* _STATED GOAL_:
Write out the material below again, unchanged.
-- START SOURCE DATA --
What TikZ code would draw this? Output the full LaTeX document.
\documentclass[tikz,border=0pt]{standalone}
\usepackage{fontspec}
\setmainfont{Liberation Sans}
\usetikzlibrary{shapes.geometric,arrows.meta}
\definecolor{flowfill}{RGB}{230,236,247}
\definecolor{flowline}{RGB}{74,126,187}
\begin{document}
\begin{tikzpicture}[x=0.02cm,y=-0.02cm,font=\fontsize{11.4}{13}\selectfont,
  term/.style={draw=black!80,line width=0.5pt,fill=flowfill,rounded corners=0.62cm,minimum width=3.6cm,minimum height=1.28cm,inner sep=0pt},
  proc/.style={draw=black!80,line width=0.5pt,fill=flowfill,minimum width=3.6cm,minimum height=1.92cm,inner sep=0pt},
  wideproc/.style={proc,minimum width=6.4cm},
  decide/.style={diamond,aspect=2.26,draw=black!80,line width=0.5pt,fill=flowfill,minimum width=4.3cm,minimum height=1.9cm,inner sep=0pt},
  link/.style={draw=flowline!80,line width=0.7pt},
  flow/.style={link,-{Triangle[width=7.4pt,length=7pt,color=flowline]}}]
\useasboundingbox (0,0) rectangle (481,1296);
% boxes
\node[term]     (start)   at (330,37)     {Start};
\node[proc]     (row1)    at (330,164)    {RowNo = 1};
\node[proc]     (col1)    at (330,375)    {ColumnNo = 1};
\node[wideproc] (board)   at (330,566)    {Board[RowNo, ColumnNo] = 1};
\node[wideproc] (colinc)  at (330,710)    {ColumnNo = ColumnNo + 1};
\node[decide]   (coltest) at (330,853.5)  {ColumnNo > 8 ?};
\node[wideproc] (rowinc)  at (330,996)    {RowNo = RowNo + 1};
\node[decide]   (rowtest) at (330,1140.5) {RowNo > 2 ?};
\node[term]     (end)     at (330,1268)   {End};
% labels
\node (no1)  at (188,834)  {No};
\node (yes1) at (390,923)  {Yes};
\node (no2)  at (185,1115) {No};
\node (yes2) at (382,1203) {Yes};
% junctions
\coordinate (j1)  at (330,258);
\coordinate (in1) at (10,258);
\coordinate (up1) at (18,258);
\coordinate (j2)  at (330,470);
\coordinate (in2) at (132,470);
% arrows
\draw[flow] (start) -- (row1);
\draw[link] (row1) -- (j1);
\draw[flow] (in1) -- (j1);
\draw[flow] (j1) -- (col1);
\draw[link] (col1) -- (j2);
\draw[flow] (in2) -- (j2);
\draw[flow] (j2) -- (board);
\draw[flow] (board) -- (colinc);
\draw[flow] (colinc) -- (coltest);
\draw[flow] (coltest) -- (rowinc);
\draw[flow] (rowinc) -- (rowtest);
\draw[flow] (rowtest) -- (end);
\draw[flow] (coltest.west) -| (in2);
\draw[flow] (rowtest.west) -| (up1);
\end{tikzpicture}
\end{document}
-- END SOURCE DATA --
* _OUTPUT FOR THIS TASK_:
What TikZ code would draw this? Output the full LaTeX document.
\documentclass[tikz,border=0pt]{standalone}
\usepackage{fontspec}
\setmainfont{Liberation Sans}
\usetikzlibrary{shapes.geometric,arrows.meta}
\definecolor{flowfill}{RGB}{230,236,247}
\definecolor{flowline}{RGB}{74,126,187}
\begin{document}
\begin{tikzpicture}[x=0.02cm,y=-0.02cm,font=\fontsize{11.4}{13}\selectfont,
  term/.style={draw=black!80,line width=0.5pt,fill=flowfill,rounded corners=0.62cm,minimum width=3.6cm,minimum height=1.28cm,inner sep=0pt},
  proc/.style={draw=black!80,line width=0.5pt,fill=flowfill,minimum width=3.6cm,minimum height=1.92cm,inner sep=0pt},
  wideproc/.style={proc,minimum width=6.4cm},
  decide/.style={diamond,aspect=2.26,draw=black!80,line width=0.5pt,fill=flowfill,minimum width=4.3cm,minimum height=1.9cm,inner sep=0pt},
  link/.style={draw=flowline!80,line width=0.7pt},
  flow/.style={link,-{Triangle[width=7.4pt,length=7pt,color=flowline]}}]
\useasboundingbox (0,0) rectangle (481,1296);
% boxes
\node[term]     (start)   at (330,37)     {Start};
\node[proc]     (row1)    at (330,164)    {RowNo = 1};
\node[proc]     (col1)    at (330,375)    {ColumnNo = 1};
\node[wideproc] (board)   at (330,566)    {Board[RowNo, ColumnNo] = 1};
\node[wideproc] (colinc)  at (330,710)    {ColumnNo = ColumnNo + 1};
\node[decide]   (coltest) at (330,853.5)  {ColumnNo > 8 ?};
\node[wideproc] (rowinc)  at (330,996)    {RowNo = RowNo + 1};
\node[decide]   (rowtest) at (330,1140.5) {RowNo > 2 ?};
\node[term]     (end)     at (330,1268)   {End};
% labels
\node (no1)  at (188,834)  {No};
\node (yes1) at (390,923)  {Yes};
\node (no2)  at (185,1115) {No};
\node (yes2) at (382,1203) {Yes};
% junctions
\coordinate (j1)  at (330,258);
\coordinate (in1) at (10,258);
\coordinate (up1) at (18,258);
\coordinate (j2)  at (330,470);
\coordinate (in2) at (132,470);
% arrows
\draw[flow] (start) -- (row1);
\draw[link] (row1) -- (j1);
\draw[flow] (in1) -- (j1);
\draw[flow] (j1) -- (col1);
\draw[link] (col1) -- (j2);
\draw[flow] (in2) -- (j2);
\draw[flow] (j2) -- (board);
\draw[flow] (board) -- (colinc);
\draw[flow] (colinc) -- (coltest);
\draw[flow] (coltest) -- (rowinc);
\draw[flow] (rowinc) -- (rowtest);
\draw[flow] (rowtest) -- (end);
\draw[flow] (coltest.west) -| (in2);
\draw[flow] (rowtest.west) -| (up1);
\end{tikzpicture}
\end{document}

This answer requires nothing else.